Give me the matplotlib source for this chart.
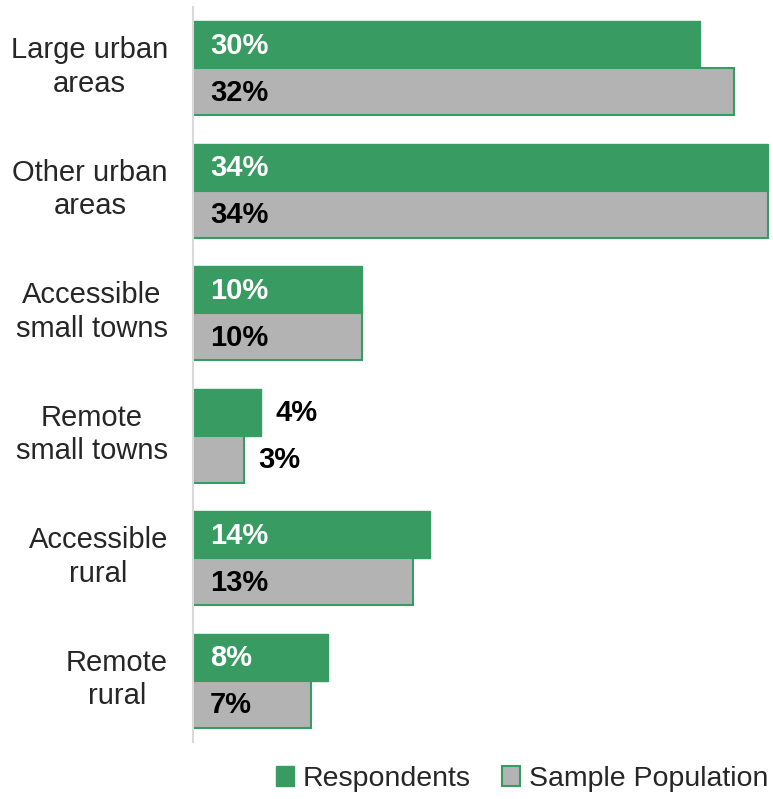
import numpy as np
import matplotlib.pyplot as plt
import matplotlib.transforms as mtransforms
from matplotlib.patches import Patch

plt.rcParams['font.family'] = ['Liberation Sans', 'DejaVu Sans']

# urban/rural classification of respondents vs sample
categories = ['Large urban\nareas', 'Other urban\nareas', 'Accessible\nsmall towns',
              'Remote\nsmall towns', 'Accessible\nrural', 'Remote\nrural']
respondents = [30, 34, 10, 4, 14, 8]
sample_pop = [32, 34, 10, 3, 13, 7]

green = '#379b62'
grey = '#b3b3b3'

fig = plt.figure(figsize=(7.73, 7.99), dpi=100)
ax = fig.add_axes([193 / 773, 1 - 742 / 799, 1 - 193 / 773, 735 / 799])

y = np.arange(len(categories))
h = 0.385
ax.barh(y - h / 2, respondents, height=h, color=green, edgecolor=green, linewidth=1)
ax.barh(y + h / 2, sample_pop, height=h, color=grey, edgecolor=green, linewidth=1.5)

ax.set_xlim(0, 34.3)
ax.set_ylim(5.5, -0.5)

# value labels: inside the bar, or just past its end when it is too short
for i in range(len(categories)):
    for v, off, col in [(respondents[i], -h / 2, 'white'), (sample_pop[i], h / 2, 'black')]:
        if v >= 6:
            ax.annotate(f'{v}%', (0, i + off), xytext=(17, -1), textcoords='offset pixels',
                        ha='left', va='center', fontsize=21, fontweight='bold', color=col)
        else:
            ax.annotate(f'{v}%', (v, i + off), xytext=(15, -1), textcoords='offset pixels',
                        ha='left', va='center', fontsize=21, fontweight='bold', color='black')

ax.set_yticks(y)
ax.set_yticklabels(categories, fontsize=21, color='#262626', multialignment='center',
                   linespacing=1.25)
ax.tick_params(axis='y', length=0, pad=18)
# lift category labels slightly above the group centre
lift = mtransforms.ScaledTranslation(0, 5 / 72, fig.dpi_scale_trans)
for lbl in ax.get_yticklabels():
    lbl.set_transform(lbl.get_transform() + lift)
ax.set_xticks([])
for s in ['top', 'right', 'bottom']:
    ax.spines[s].set_visible(False)
ax.spines['left'].set_color('#d9d9d9')
ax.spines['left'].set_linewidth(1.5)

handles = [Patch(facecolor=green, edgecolor=green, label='Respondents'),
           Patch(facecolor=grey, edgecolor=green, linewidth=1.5, label='Sample Population')]
fig.legend(handles=handles, loc='center', bbox_to_anchor=(522 / 773, 1 - 779 / 799),
           ncol=2, frameon=False, fontsize=20.5, handlelength=0.65, handleheight=0.65,
           handletextpad=0.3, columnspacing=1.1, labelcolor='#262626')

fig.savefig('out.png', dpi=100)
plt.close()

Exercise task
Reproduce each line word for word and drop the pictures.

Answer to the problem
Give me the matplotlib source for this chart.
import numpy as np
import matplotlib.pyplot as plt
import matplotlib.transforms as mtransforms
from matplotlib.patches import Patch

plt.rcParams['font.family'] = ['Liberation Sans', 'DejaVu Sans']

# urban/rural classification of respondents vs sample
categories = ['Large urban\nareas', 'Other urban\nareas', 'Accessible\nsmall towns',
              'Remote\nsmall towns', 'Accessible\nrural', 'Remote\nrural']
respondents = [30, 34, 10, 4, 14, 8]
sample_pop = [32, 34, 10, 3, 13, 7]

green = '#379b62'
grey = '#b3b3b3'

fig = plt.figure(figsize=(7.73, 7.99), dpi=100)
ax = fig.add_axes([193 / 773, 1 - 742 / 799, 1 - 193 / 773, 735 / 799])

y = np.arange(len(categories))
h = 0.385
ax.barh(y - h / 2, respondents, height=h, color=green, edgecolor=green, linewidth=1)
ax.barh(y + h / 2, sample_pop, height=h, color=grey, edgecolor=green, linewidth=1.5)

ax.set_xlim(0, 34.3)
ax.set_ylim(5.5, -0.5)

# value labels: inside the bar, or just past its end when it is too short
for i in range(len(categories)):
    for v, off, col in [(respondents[i], -h / 2, 'white'), (sample_pop[i], h / 2, 'black')]:
        if v >= 6:
            ax.annotate(f'{v}%', (0, i + off), xytext=(17, -1), textcoords='offset pixels',
                        ha='left', va='center', fontsize=21, fontweight='bold', color=col)
        else:
            ax.annotate(f'{v}%', (v, i + off), xytext=(15, -1), textcoords='offset pixels',
                        ha='left', va='center', fontsize=21, fontweight='bold', color='black')

ax.set_yticks(y)
ax.set_yticklabels(categories, fontsize=21, color='#262626', multialignment='center',
                   linespacing=1.25)
ax.tick_params(axis='y', length=0, pad=18)
# lift category labels slightly above the group centre
lift = mtransforms.ScaledTranslation(0, 5 / 72, fig.dpi_scale_trans)
for lbl in ax.get_yticklabels():
    lbl.set_transform(lbl.get_transform() + lift)
ax.set_xticks([])
for s in ['top', 'right', 'bottom']:
    ax.spines[s].set_visible(False)
ax.spines['left'].set_color('#d9d9d9')
ax.spines['left'].set_linewidth(1.5)

handles = [Patch(facecolor=green, edgecolor=green, label='Respondents'),
           Patch(facecolor=grey, edgecolor=green, linewidth=1.5, label='Sample Population')]
fig.legend(handles=handles, loc='center', bbox_to_anchor=(522 / 773, 1 - 779 / 799),
           ncol=2, frameon=False, fontsize=20.5, handlelength=0.65, handleheight=0.65,
           handletextpad=0.3, columnspacing=1.1, labelcolor='#262626')

fig.savefig('out.png', dpi=100)
plt.close()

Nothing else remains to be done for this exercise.